I was inspired by a video series I watched on YouTube about the famous tsunami of 2004. I want to talk about after the tsunami, not our anticipation leading up to it or our experience during it. So I’m not talking about the denial, the unbelievability of it, the extent of our pain or anything like that. This is about what we do after the destruction has hit us.

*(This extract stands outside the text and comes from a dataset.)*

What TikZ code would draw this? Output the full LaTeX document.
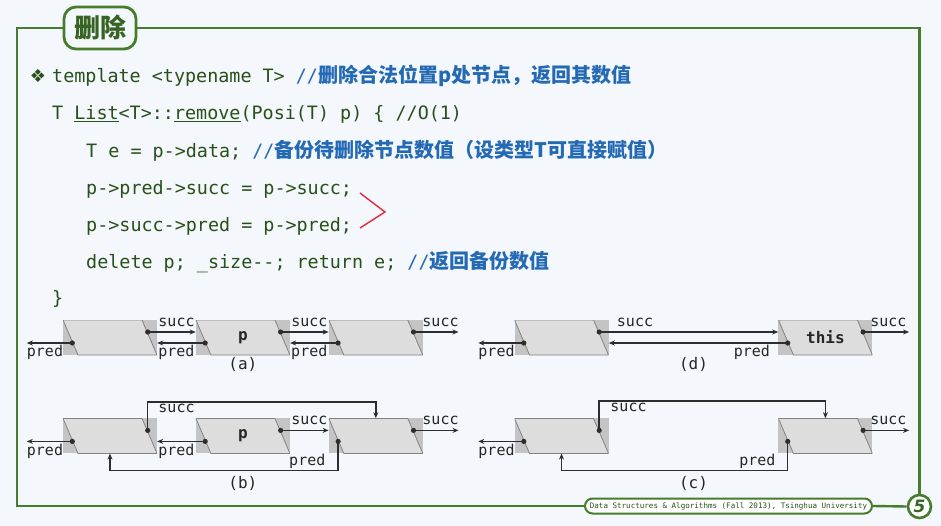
\documentclass[tikz,border=0pt]{standalone}
\usepackage{fontspec}
\setmonofont{DejaVu Sans Mono}
\newfontfamily\cjk{Noto Sans CJK SC}
\newfontfamily\symfont{DejaVu Sans}
\usetikzlibrary{arrows.meta, positioning, calc}

\definecolor{bgcol}{RGB}{244,247,251}
\definecolor{framegreen}{RGB}{70,125,45}
\definecolor{titlegreen}{RGB}{55,100,35}
\definecolor{codegreen}{RGB}{40,80,25}
\definecolor{cmtblue}{RGB}{35,105,180}
\definecolor{cellback}{RGB}{196,196,196}
\definecolor{cellface}{RGB}{221,221,221}
\definecolor{celledge}{RGB}{130,130,130}
\definecolor{linkcol}{RGB}{45,45,45}
\definecolor{markred}{RGB}{230,40,60}

\newcommand{\cmnt}[1]{{\color{cmtblue}//{\cjk\bfseries\fontsize{20}{22}\selectfont #1}}}

\begin{document}
\begin{tikzpicture}[x=1pt, y=-1pt,
        cell/.style={rectangle, fill=cellback, minimum width=94pt, minimum height=35pt, inner sep=0pt,
            text=black!85, font=\ttfamily\bfseries\fontsize{16}{18}\selectfont,
            path picture={\filldraw[fill=cellface, draw=celledge, line width=0.8pt]
                (path picture bounding box.north west) -- ([xshift=-15pt]path picture bounding box.north east)
                -- (path picture bounding box.south east) -- ([xshift=15pt]path picture bounding box.south west) -- cycle;}},
        link/.style={draw=linkcol, line width=1.5pt, -{Stealth[length=6pt, width=5pt]}},
        lbl/.style={inner sep=1.5pt, text=black!85, font=\ttfamily\fontsize{15}{16}\selectfont},
        captext/.style={inner sep=1.5pt, text=black!85, font=\ttfamily\fontsize{16}{18}\selectfont},
        code/.style={anchor=base west, inner sep=0pt, text=codegreen, font=\ttfamily\fontsize{18.4}{22}\selectfont},
        frame/.style={draw=framegreen, line width=2.4pt},
        >=Stealth
    ]
    \fill[bgcol] (0,0) rectangle (941,526);
    \useasboundingbox (0,0) rectangle (941,526);

    % slide frame
    \node[draw=framegreen, line width=2.8pt, rounded corners=12pt, fill=bgcol, minimum width=72pt, minimum height=42pt,
        text=titlegreen, font=\cjk\bfseries\fontsize{26}{28}\selectfont] (title) at (100,28) {删除};
    \node[draw=framegreen, line width=2pt, rounded corners=7.5pt, fill=white, minimum width=287pt, minimum height=15pt,
        inner sep=0pt, text=codegreen, font=\ttfamily\fontsize{7.55}{9}\selectfont] (foot) at (728.5,506)
        {Data Structures \& Algorithms (Fall 2013), Tsinghua University};
    \node[circle, draw=framegreen, line width=2.6pt, fill=white, minimum size=23pt, inner sep=0pt,
        text=titlegreen, font=\symfont\bfseries\itshape\fontsize{17}{17}\selectfont] (num) at (919.5,506.5) {5};
    \draw[frame] (title.west) -- (17,28) -- (17,506) -- (foot.west);
    \draw[frame] (foot.east) -- (num.west);
    \draw[frame] (num.north) -- (919.5,28) -- (title.east);

    % code
    \node[code, anchor=base, font=\symfont\fontsize{18}{18}\selectfont] (bullet) at (38,83) {❖};
    \node[code] (l1) at (52,83) {template <typename T> \cmnt{删除合法位置p处节点，返回其数值}};
    \node[code] (l2) at (52,120) {T \underline{List}<T>::\underline{remove}(Posi(T) p) \{ //O(1)};
    \node[code] (l3) at (86,158) {T e = p->data; \cmnt{备份待删除节点数值（设类型T可直接赋值）}};
    \node[code] (l4) at (86,195) {p->pred->succ = p->succ;};
    \node[code] (l5) at (86,232) {p->succ->pred = p->pred;};
    \node[code] (l6) at (86,269) {delete p; \_size-{}-; return e; \cmnt{返回备份数值}};
    \node[code] (l7) at (52,304) {\}};
    \draw[draw=markred, line width=1.4pt] (360,193) -- (385,212) -- (360,228);

    % list nodes
    \node[cell] (a1) at (110,337.5) {};
    \node[cell, right=38.5pt of a1] (a2) {p};
    \node[cell, right=38.5pt of a2] (a3) {};
    \node[cell] (d1) at (561.5,337.5) {};
    \node[cell, right=169.5pt of d1] (d2) {this};
    \node[cell, below=63pt of a1] (b1) {};
    \node[cell, right=38.5pt of b1] (b2) {p};
    \node[cell, right=38.5pt of b2] (b3) {};
    \node[cell, below=63pt of d1] (c1) {};
    \node[cell, below=63pt of d2] (c2) {};

    \node[captext, below=0pt of a2] (capa) {(a)};
    \node[captext, below=21pt of b2] (capb) {(b)};
    \path (d1.south) -- (d2.south) node[captext, midway, below=0pt] (capd) {(d)};
    \path (c1.south) -- (c2.south) node[captext, midway, below=21pt] (capc) {(c)};

    \foreach \n in {a1,a2,a3,b1,b2,b3,d1,d2,c1,c2} {
        \coordinate (\n s) at ($(\n.east)+(-9.5,-5.5)$);
        \coordinate (\n p) at ($(\n.west)+(9.5,5.5)$);
    }
    \coordinate (a0) at ($(a1p)+(-45.5,0)$);
    \coordinate (a4) at ($(a3s)+(45,0)$);
    \coordinate (b0) at ($(b1p)+(-45.5,0)$);
    \coordinate (b4) at ($(b3s)+(45,0)$);
    \coordinate (d0) at ($(d1p)+(-45.5,0)$);
    \coordinate (d3) at ($(d2s)+(46,0)$);
    \coordinate (c0) at ($(c1p)+(-45.5,0)$);
    \coordinate (c3) at ($(c2s)+(46,0)$);

    % (a)
    \draw[link] (a1p) -- node[lbl, below, pos=0.6] (pa1) {pred} (a0);
    \draw[link] (a1s) -- node[lbl, above=3pt, pos=0.6] (sa1) {succ} (a1s -| a2.west);
    \draw[link] (a2p) -- node[lbl, below, pos=0.6] (pa2) {pred} (a2p -| a1.east);
    \draw[link] (a2s) -- node[lbl, above=3pt, pos=0.6] (sa2) {succ} (a2s -| a3.west);
    \draw[link] (a3p) -- node[lbl, below, pos=0.6] (pa3) {pred} (a3p -| a2.east);
    \draw[link] (a3s) -- node[lbl, above=3pt, pos=0.6] (sa3) {succ} (a4);
    % (d)
    \draw[link] (d1p) -- node[lbl, below, pos=0.6] (pd1) {pred} (d0);
    \draw[link] (d1s) -- node[lbl, above=3pt, pos=0.2] (sd1) {succ} (d1s -| d2.west);
    \draw[link] (d2p) -- node[lbl, below, pos=0.2] (pd2) {pred} (d2p -| d1.east);
    \draw[link] (d2s) -- node[lbl, above=3pt, pos=0.55] (sd2) {succ} (d3);
    % (b)
    \draw[link] (b1p) -- node[lbl, below, pos=0.6] (pb1) {pred} (b0);
    \draw[link] (b1s) |- node[lbl, anchor=north west, xshift=8.5pt, pos=0.5] (sb1) {succ} ($(b3.north)+(0,-16)$) -- (b3.north);
    \draw[link] (b2p) -- node[lbl, below, pos=0.6] (pb2) {pred} (b2p -| b1.east);
    \draw[link] (b2s) -- node[lbl, above=3pt, pos=0.6] (sb2) {succ} (b2s -| b3.west);
    \draw[link] (b3p) |- node[lbl, anchor=south east, xshift=-10.5pt, pos=0.5] (pb3) {pred} ($(b1.south)+(0,17)$) -- (b1.south);
    \draw[link] (b3s) -- node[lbl, above=3pt, pos=0.6] (sb3) {succ} (b4);
    % (c)
    \draw[link] (c1p) -- node[lbl, below, pos=0.6] (pc1) {pred} (c0);
    \draw[link] (c1s) |- node[lbl, anchor=north west, xshift=9pt, pos=0.5] (sc1) {succ} ($(c2.north)+(0,-17)$) -- (c2.north);
    \draw[link] (c2p) |- node[lbl, anchor=south east, xshift=-10pt, pos=0.5] (pc2) {pred} ($(c1.south)+(0,17)$) -- (c1.south);
    \draw[link] (c2s) -- node[lbl, above=3pt, pos=0.55] (sc2) {succ} (c3);

    \foreach \n in {a1,a2,a3,b1,b2,b3,d1,d2,c1,c2} {
        \fill[linkcol] (\n s) circle (2.6pt);
        \fill[linkcol] (\n p) circle (2.6pt);
    }
\end{tikzpicture}
\end{document}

You’ve seen the movies where people are walking through the devastation following a tsunami. They are dumbfounded as they look around the flattened landscape where their homes, villages and people used to be. Pretty much everything is gone! As painful as it is, following our own deconstructions, we have to see it honestly, with eyes wide open, and look the destruction straight in the face. We have to be honest with what happened and what it has caused. There’s no point in saying that nothing or little happened, that it’s not that bad, or that this is manageable. It’s none of those. Like nature’s tsunami’s, spiritual ones are just as overwhelming and destructive. They level, destroy and take things. They change our landscape forever. Be honest about it. When I went through my deconstruction, the damage was unbelievable. I still have a hard time remembering and accepting it. It did take me a while to wake up and finally assess it all. Everything had been touched: my church, my faith, my beliefs, my religion, my family, my friends, me. Everything!

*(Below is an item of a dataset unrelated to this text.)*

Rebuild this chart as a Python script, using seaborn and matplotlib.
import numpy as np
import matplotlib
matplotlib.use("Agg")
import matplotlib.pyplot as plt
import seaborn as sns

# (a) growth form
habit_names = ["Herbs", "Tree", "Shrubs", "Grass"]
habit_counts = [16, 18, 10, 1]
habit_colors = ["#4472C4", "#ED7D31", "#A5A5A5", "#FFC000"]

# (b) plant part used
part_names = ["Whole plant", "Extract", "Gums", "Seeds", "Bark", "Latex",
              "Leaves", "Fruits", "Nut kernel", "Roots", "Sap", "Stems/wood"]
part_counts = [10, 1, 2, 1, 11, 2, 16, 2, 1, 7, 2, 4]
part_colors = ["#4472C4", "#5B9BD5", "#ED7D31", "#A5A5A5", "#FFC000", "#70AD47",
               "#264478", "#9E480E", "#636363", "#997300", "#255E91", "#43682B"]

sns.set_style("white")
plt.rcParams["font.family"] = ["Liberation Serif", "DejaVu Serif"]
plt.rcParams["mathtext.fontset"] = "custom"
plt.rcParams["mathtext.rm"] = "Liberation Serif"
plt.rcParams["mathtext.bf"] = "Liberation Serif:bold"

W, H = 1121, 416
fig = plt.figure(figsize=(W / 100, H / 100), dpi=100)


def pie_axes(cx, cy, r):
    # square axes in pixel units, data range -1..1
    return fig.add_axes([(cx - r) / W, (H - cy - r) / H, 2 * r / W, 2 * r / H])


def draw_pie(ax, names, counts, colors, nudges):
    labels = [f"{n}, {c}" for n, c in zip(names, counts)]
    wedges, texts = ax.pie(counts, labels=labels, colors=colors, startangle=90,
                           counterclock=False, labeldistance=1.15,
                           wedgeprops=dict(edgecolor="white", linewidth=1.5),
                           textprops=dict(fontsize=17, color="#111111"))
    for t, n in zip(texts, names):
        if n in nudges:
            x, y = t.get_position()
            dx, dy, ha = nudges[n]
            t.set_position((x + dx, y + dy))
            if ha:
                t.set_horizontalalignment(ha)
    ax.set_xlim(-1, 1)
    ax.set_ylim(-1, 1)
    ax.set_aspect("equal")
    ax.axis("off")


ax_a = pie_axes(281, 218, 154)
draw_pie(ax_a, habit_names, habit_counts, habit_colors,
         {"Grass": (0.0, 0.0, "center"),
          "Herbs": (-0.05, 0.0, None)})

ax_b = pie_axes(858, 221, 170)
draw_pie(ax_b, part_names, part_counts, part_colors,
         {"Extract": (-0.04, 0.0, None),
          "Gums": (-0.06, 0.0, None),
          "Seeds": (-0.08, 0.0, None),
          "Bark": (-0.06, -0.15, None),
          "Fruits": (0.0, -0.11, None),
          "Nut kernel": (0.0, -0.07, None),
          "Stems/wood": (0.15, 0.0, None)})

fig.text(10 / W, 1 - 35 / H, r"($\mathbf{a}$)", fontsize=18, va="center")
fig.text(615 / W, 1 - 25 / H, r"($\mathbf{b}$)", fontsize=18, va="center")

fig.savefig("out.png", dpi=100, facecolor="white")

Even though it looks like a complete waste, there’s things in the mess that can be saved. Underneath the rubble are things that can be salvaged. It means poking through all the mess to find a little good. When we realize everything and anything can be taken from us in an instant, every little thing takes on enormous value. It might be small, like a photograph, but how precious such a little thing becomes. There was a lot I had to throw out. There was the church I had to let go. There were people I had to say goodbye to. My relationship with Lisa changed dramatically. We had to say farewell to our naive kind of love and welcome a changed and more mature one. I had to immerse myself into a much deeper and honest kind of thinking about what I believed and what I knew to be true. There was a lot of beliefs I allowed to go. There were a lot of things I thought which needed work. There were some things that survived but needed repair or upgrading. As brutal as tossing things might feel, saving things feels hopeful and somehow redeems the process.


This is the necessary and costly but fun part. Unfortunately, what happens in some tsunami devastated areas is that the villagers are encouraged to move to what are considered safer places and resorts move in and take over the beachfront property. We see this sometimes too with some people after deconstruction: they totally reject everything and move away to start a brand new life all over again in a totally different way. Although I’m not saying this shouldn’t be done, I am saying it doesn’t have to be. You can rebuild where you are. You don’t have to leave your church, you don’t have to leave your faith, belief or religion, and you don’t have to leave your partners and friends. Even though with some of these we might not have a choice, often we do and can renegotiate our relationships to them. I can say that I’m happier now than I’ve ever been. I’m also more sober. What I mean is I’m more serious, as in mature or wise. Lisa and I were talking about this just yesterday. I posted a Facebook picture of Lisa and I leaving on our honeymoon. We were talking about how innocent and wide our smiles were. We wondered if we ever smile like that now. Lisa suggested that we do smile large now, but there is experience behind them. Lots of history. We also agreed that we want to continue moving on in our rebuilding project, that our home is not yet totally completed. We want to get to the place where the devastation is behind us and we approach life with joy again. We’re almost there because we intend to finish this well.

I know we are all in different place on our journeys. Some of us are watching the tsunami coming, some of us are in the middle of it, some of us are just realizing it has happened, and some of us are past it. So take this letter for a way to prepare, a way to survive or a way to rebuild.